What a fathead!
Paul Hollywood makes a humiliating apology after calling this creamy, sticky dessert ‘diabetes on a plate’
IT is not the first time he has been accused of making comments that were half-baked.
But Paul Hollywood has had to apologise for his latest controversial remark – a quip about diabetes that fans complained was ignorant and offensive.
Hollywood, 53, made the joke on Tuesday’s Great British Bake Off on Channel 4. Discussing the technical challenge, a gateau St-Honore, with Prue Leith, he described the French dessert of caramelised creamfilled choux buns, puff pastry and chantilly cream as ‘diabetes on a plate’.
Viewers branded his remark disgusting and hurtful, because Type 1 diabetes is an autoimmune condition often diagnosed in childhood and not linked to lifestyle. Only Type 2 diabetes is linked to being overweight.

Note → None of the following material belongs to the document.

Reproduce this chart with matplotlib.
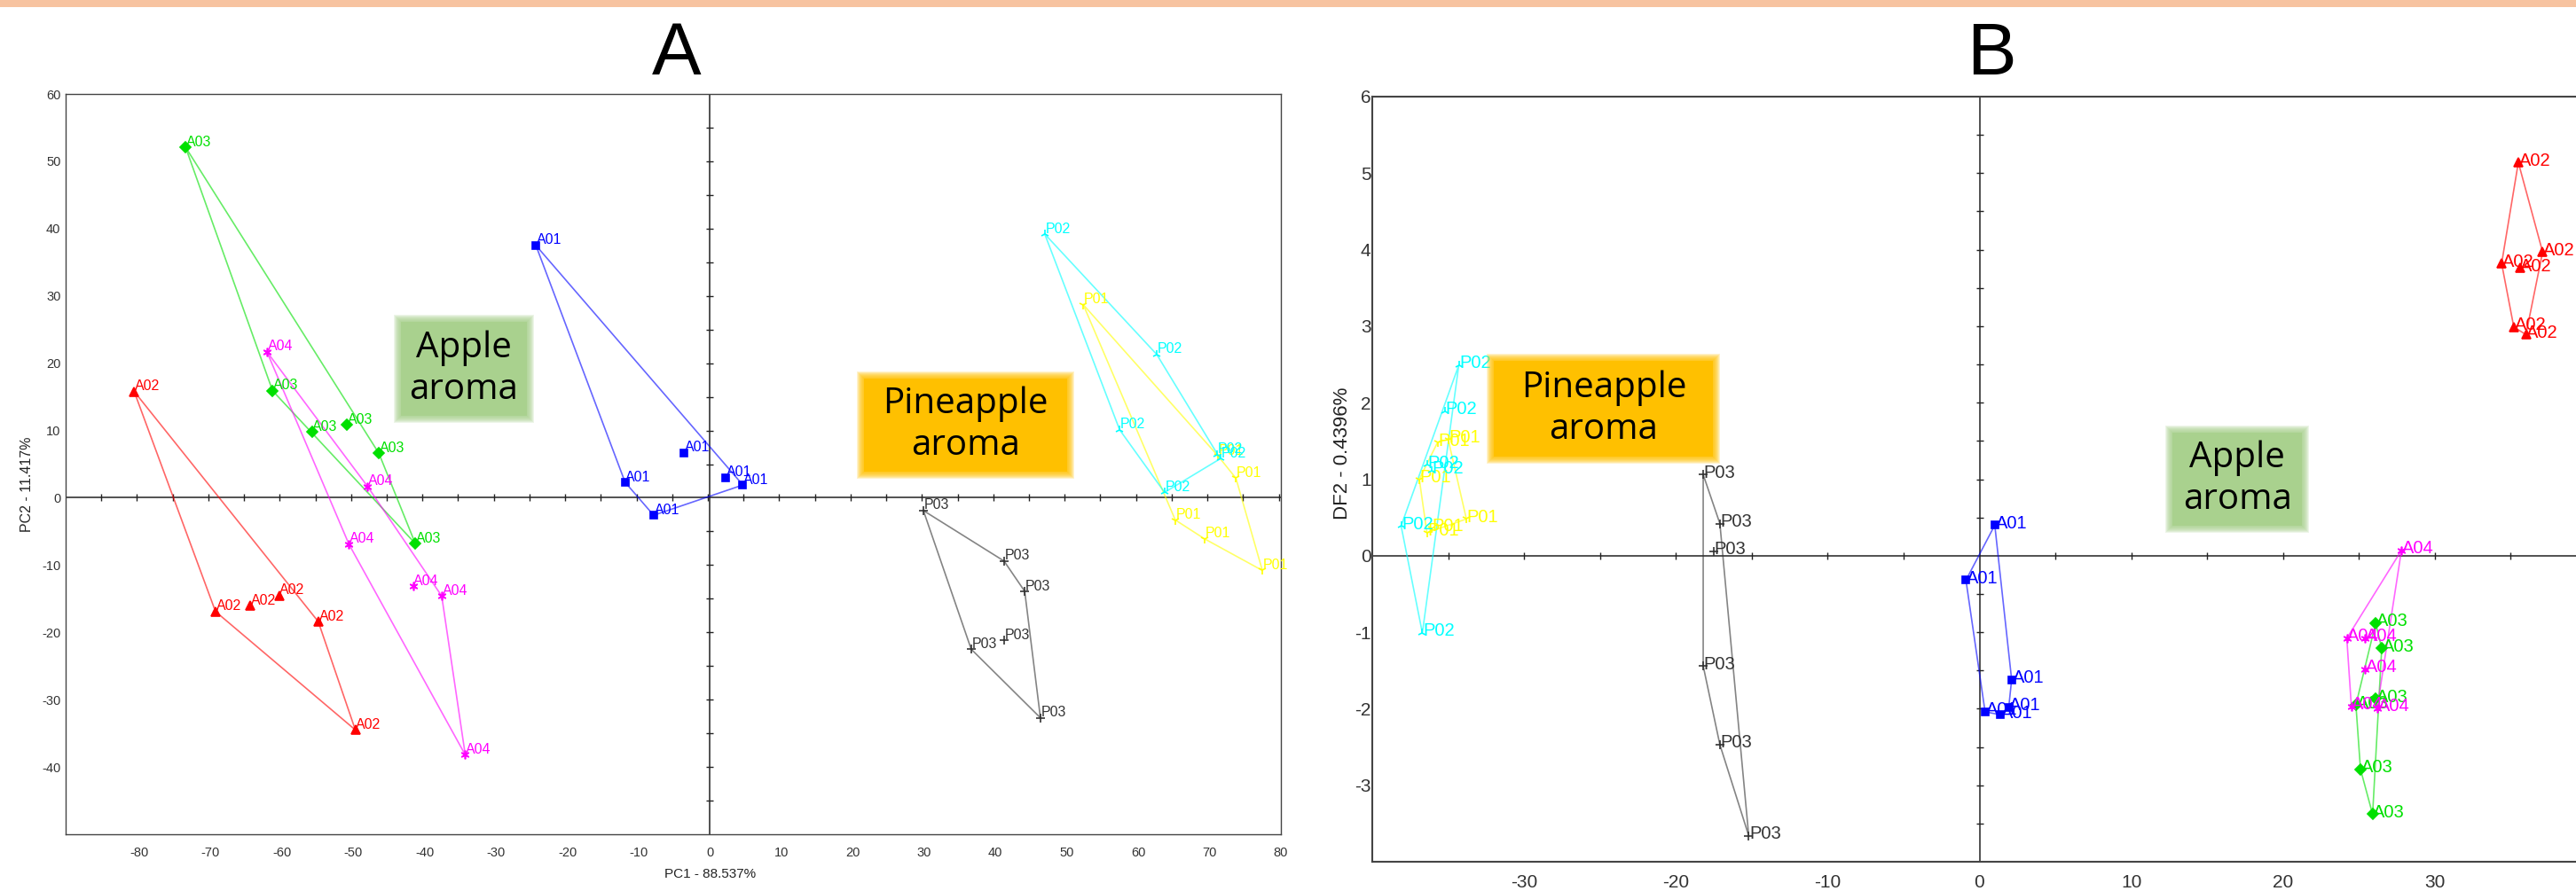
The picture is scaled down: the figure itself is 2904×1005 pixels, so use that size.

One Twitter user wrote: ‘These people need educating. My son, who is Type 1 diabetic, didn’t eat too much sugar to have this lifethreatening condition.’
Several others posted images of ‘diabetes on a plate’.
They placed piles of tablets, insulin injection pens and glucose monitors on a plate to show just want their daily life involves.
One wrote: ‘I like to call this bake “diabetes on a plate”. I’ve been tucking into it since I was seven years old.’
Another posted a picture of her daughter’s medications, calling it ‘a painful concoction featuring ingredients consumed daily plus unseen anxiety, fear, hypos, hypers + sleep loss... a warrior’s plate’.
One fan said Hollywood should donate to a Type 1 diabetes charity ‘to make amends for his ignorant, hurtful and uneducated comment... you just made it all a bit harder for Type 1 children’.
Others criticised Channel 4 and the show’s makers, Love Productions,
for not editing out the remark. One said: ‘Channel 4 allowing Paul Hollywood to make jokes about diabetes is vile. T1 is a type that is usually diagnosed in young children, it is an autoimmune disease that is irreversible which you cannot help getting.
‘Educate yourself before making ignorant and offensive comments.’
Following the criticism, Hollywood apologised to fans on his Twitter account, writing: ‘A remark re diabetes I made on tonight’s show was thoughtless and I meant no harm, as both my grandad and my own mother suffer/ suffered from diabetes... apologies.’
Claire Levy from the Diabetes Research and Wellness Foundation said: ‘We always say no one suffers from diabetes, they’re “living with” it because it’s a long-term condition. For those living with Type 1 diabetes, it happened to them, it’s an autoimmune disease so they are often quite upset when people do make comments because, as they say, they are living their lives as normally as possible.
‘Obviously everyone should aim for a healthy balanced diet but we all enjoy a Chelsea bun every now and again. Type 2 does have an association with lifestyle and weight but not always.’ She said that if he has relatives with diabetes, Hollywood ‘probably should have known better’ before making his ‘throwaway’ remark.
Love Productions did not respond to a request for comment.